Italian transplant surgeon Dr Sergio Canavero wants to perform head transplants. He was recently interviewed by Barry Morgan on CJAD 800 Montreal Radio and said he was hoping to carry out the surgery in China, before the end of 2017.
He explained that when the spinal cord of a rat is cut, rather than crushed as in accidents, it could reconnect and function again. He described how he had performed a head transplant on a monkey in China, although the Chinese forced him to euthanize the monkey despite their very liberal approach to transplantation and medical research. He compared what he hoped to achieve as analogous to the mission of landing a man on the moon, which had also faced skepticism but had been successful.
The show’s producer, Matthew Gilmour, invited me to do a follow-up interview because, he said, CJAD had had so many negative responses from listeners to Dr Canavero’s interview that they thought further exploration of the issues was needed.
I believe the listeners’ negative reactions were what we call in ethics “the ethical yuck factor” or, more philosophically, “the wisdom of repugnance”. That reaction is mediated through our spontaneous feelings and intuitions when confronted with something that disturbs us ethically, often before we know exactly why we feel ethically disturbed. We ignore our feelings at our ethical peril, which does not mean they are always ethically valid, but they must always be examined if we want to avoid acting unethically.
So let’s examine the proposed head transplant surgery: First, is it inherently wrong to undertake it? If so, it must not be performed. If it’s not inherently wrong, can it be ethically justified? That depends on its risks and harms and whether they are outweighed by benefits and potential benefits, and whether the conditions that would be required for it to be ethical can be fulfilled. I will not deal with those issues, but just whether head transplants are inherently wrong.
Words matter and are not neutral in ethical decision making. Our choice of words affects our intuitions – especially moral intuitions – and our feelings, and intuition and emotions are among the faculties (the many “human ways of knowing”) that we need in “doing ethics” – working out what is and is not ethical.
We can compare speaking of a “head transplant” – putting a head on a body – with talking of a “body transplant” – attaching a body to a head.

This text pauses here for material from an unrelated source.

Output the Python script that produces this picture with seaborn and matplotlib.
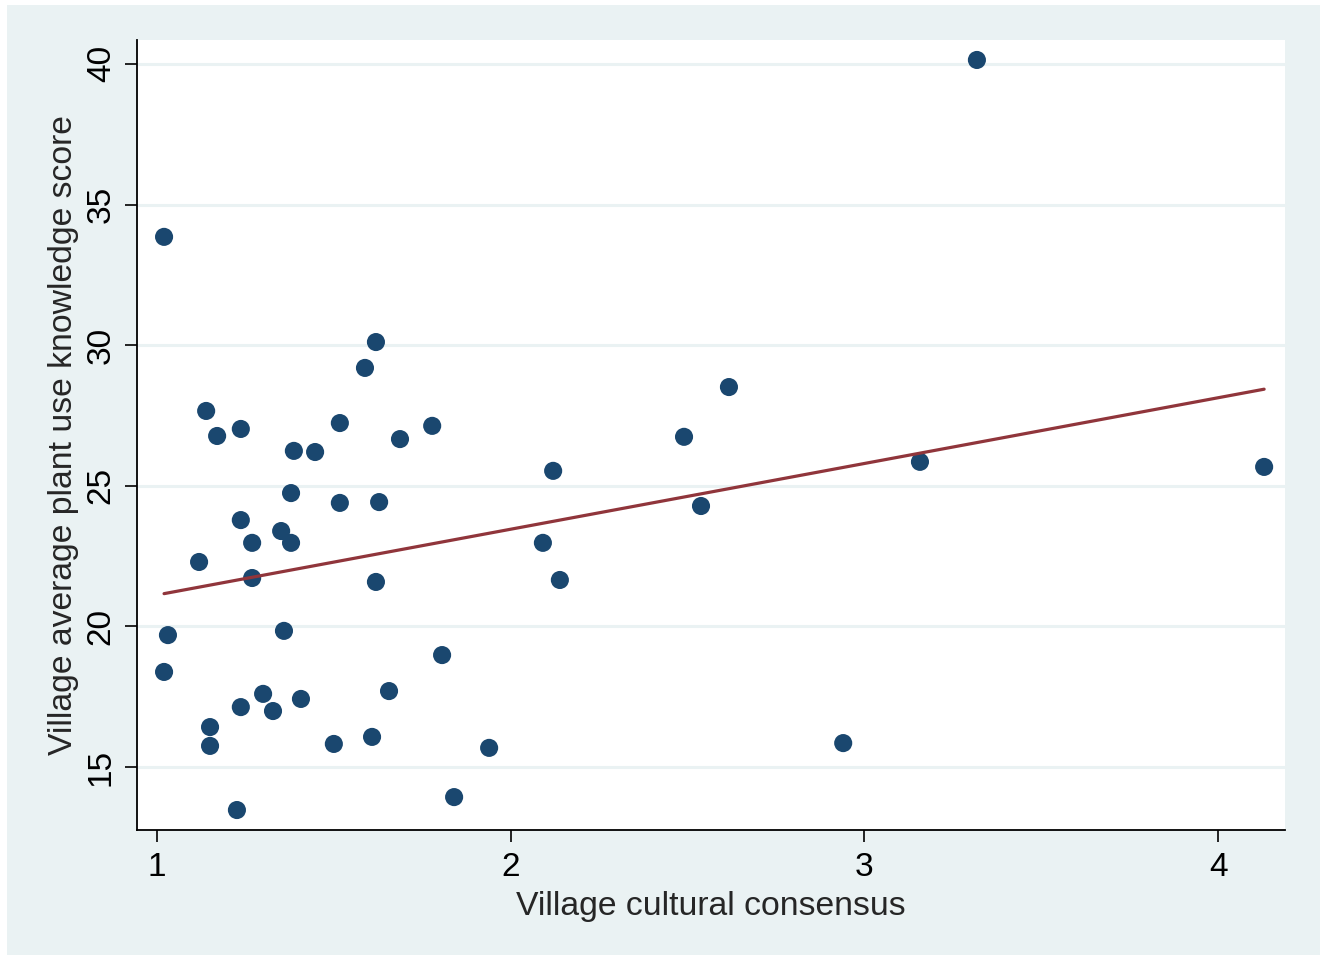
import numpy as np
import pandas as pd
import matplotlib
matplotlib.use("Agg")
import matplotlib.pyplot as plt
import seaborn as sns
from matplotlib.patches import Rectangle

consensus = [1.020, 3.318, 1.031, 1.020, 1.119, 1.139, 1.170, 1.150, 1.150, 1.226,
             1.237, 1.237, 1.237, 1.269, 1.269, 1.300, 1.328, 1.351, 1.359, 1.379,
             1.379, 1.387, 1.407, 1.447, 1.500, 1.517, 1.517, 1.588, 1.608, 1.619,
             1.619, 1.628, 1.656, 1.687, 1.778, 1.806, 1.840, 1.939, 2.091, 2.120,
             2.139, 2.490, 2.538, 2.617, 2.940, 3.157, 4.130]
knowledge = [33.85, 40.14, 19.69, 18.38, 22.29, 27.66, 26.77, 16.42, 15.75, 13.47,
             27.02, 23.78, 17.13, 22.97, 21.72, 17.60, 16.99, 23.39, 19.84, 24.74,
             22.97, 26.24, 17.42, 26.20, 15.82, 27.23, 24.39, 29.19, 16.07, 30.11,
             21.58, 24.42, 17.70, 26.66, 27.13, 18.98, 13.93, 15.68, 22.97, 25.53,
             21.65, 26.74, 24.28, 28.51, 15.85, 25.85, 25.67]
x_ticks = [1, 2, 3, 4]
y_ticks = [15, 20, 25, 30, 35, 40]

df = pd.DataFrame({"consensus": consensus, "knowledge": knowledge})

sns.set_style("white")
plt.rcParams['font.family'] = ['Liberation Sans', 'DejaVu Sans']

W, H = 1328, 957
fig = plt.figure(figsize=(W / 100, H / 100), dpi=100, facecolor="white")
bg = "#EAF2F3"
fig.patches.append(Rectangle((7 / W, 1 - 955 / H), (1320 - 7) / W, (955 - 5) / H,
                             transform=fig.transFigure, facecolor=bg, edgecolor="none", zorder=-10))

ax = fig.add_axes([137 / W, 1 - 830 / H, (1285 - 137) / W, (830 - 40) / H])
ax.set_facecolor("white")

sns.regplot(data=df, x="consensus", y="knowledge", ax=ax, ci=None,
            scatter_kws=dict(s=170, color="#1A476F", edgecolor="none", alpha=1, zorder=3),
            line_kws=dict(color="#90353B", lw=2.3, zorder=4))

ax.set_xlim(0.9435, 4.189)
ax.set_ylim(12.76, 40.85)
ax.set_xticks(x_ticks)
ax.set_yticks(y_ticks)
ax.set_xticklabels([str(v) for v in x_ticks])
ax.set_yticklabels([str(v) for v in y_ticks], rotation=90, va="center")
ax.yaxis.grid(True, color=bg, lw=2.2)
ax.set_axisbelow(True)

for side in ["top", "right"]:
    ax.spines[side].set_visible(False)
for side in ["left", "bottom"]:
    ax.spines[side].set_color("black")
    ax.spines[side].set_linewidth(1.3)

ax.tick_params(axis="both", which="major", direction="out", length=8.5, width=1.2,
               color="black", labelsize=24, labelcolor="black", pad=7,
               left=True, bottom=True)
ax.tick_params(axis="y", pad=6)
ax.set_xlabel("Village cultural consensus", fontsize=24.3, labelpad=6)
ax.set_ylabel("Village average plant use knowledge score", fontsize=24.3, labelpad=5)

fig.savefig("out.png", dpi=100, facecolor="white")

Although it seems hard to explain, because both descriptions are of exactly the same procedure, I found the latter less ethically worrying than the former. Might that be because we are used to organ transplants and this is just a massive or complete “body organs transplant”? Barry Morgan’s question to me, “Don’t you think Stephen Hawking would want a body transplant?” directs our imaginations to the latter description of what’s involved.
Or might a “whole body transplant” be less disturbing than a “head transplant”, because we see the essence of the person as residing in their head (and likewise the essence of ourselves in our heads) and we are not transplanting “the person”?
Which raises the question: Who is the person? Is each of us an integral whole from birth to death – perhaps losing a few pieces along the way – or just a collection of replaceable parts (a modular theory of human identity)?
If the person each of us is exists only as an integral whole then, as pointed out in an article in the journal Neuroethics, neither the person who once owned the head, nor the person who once owned the body exists any longer and “the resultant person would be a new person different from both the individual whose head was transplanted and the one to whose body the ‘new’ head is attached.”
Are there analogous situations that have raised ethical concerns from which we could take lessons or gain insights?
We have accepted face transplants as ethical, but a head transplant is different in that it is much more central to our innate identity.
And we know that as we become familiar with a procedure our ethical concerns diminish, sometimes unjustifiably. The first human heart transplant was greeted with shock and in some cases horror, but is now a routine medical procedure.
Is transplanting an animal heart into a human being unethical? Would that be wrong in itself? We see using pig heart valves in human heart valve surgery as ethical.
Or are the ethical concerns about using animal organs in humans – xenotransplantation – not that it’s inherently wrong, but that the risks and harms are too great and the procedure is unsuccessful? What if the animal “donor” were genetically modified so some of the risks and harms to the organ recipient would be eliminated? But what if the main risk of xenotransplantation was the evolution of a new virus which could spread to the general population with a very remote risk of wiping out all human beings?
And is the goal of head transplants ethically relevant? Would life extension be ethical, but cosmetic surgery not?
Would transplanting a body of the opposite sex to a transgender person, one who feels trapped in a body of the wrong biological sex, be ethical? What about putting a human head on an animal body or vice versa? Would the value of individual autonomy, the right to choose for oneself so beloved of “progressives”, prevail? Such combinations have long existed in the human imagination – the sphinx a human-headed lion, Anubis the human-bodied jackal-headed Egyptian god. Mythology becoming reality. Science fiction becoming science fact.
We are once again on the Wild West frontier of post-modern medical science. It will be up to all of us and especially physicians, to ensure that ethics prevails over the megalomaniac dreams of cowboy transplant surgeons, such as Dr Canavero.
Margaret A. Somerville is Samuel Gale Professor of Law and the Founding Director of the Centre for Medicine, Ethics and Law at McGill University in Montreal.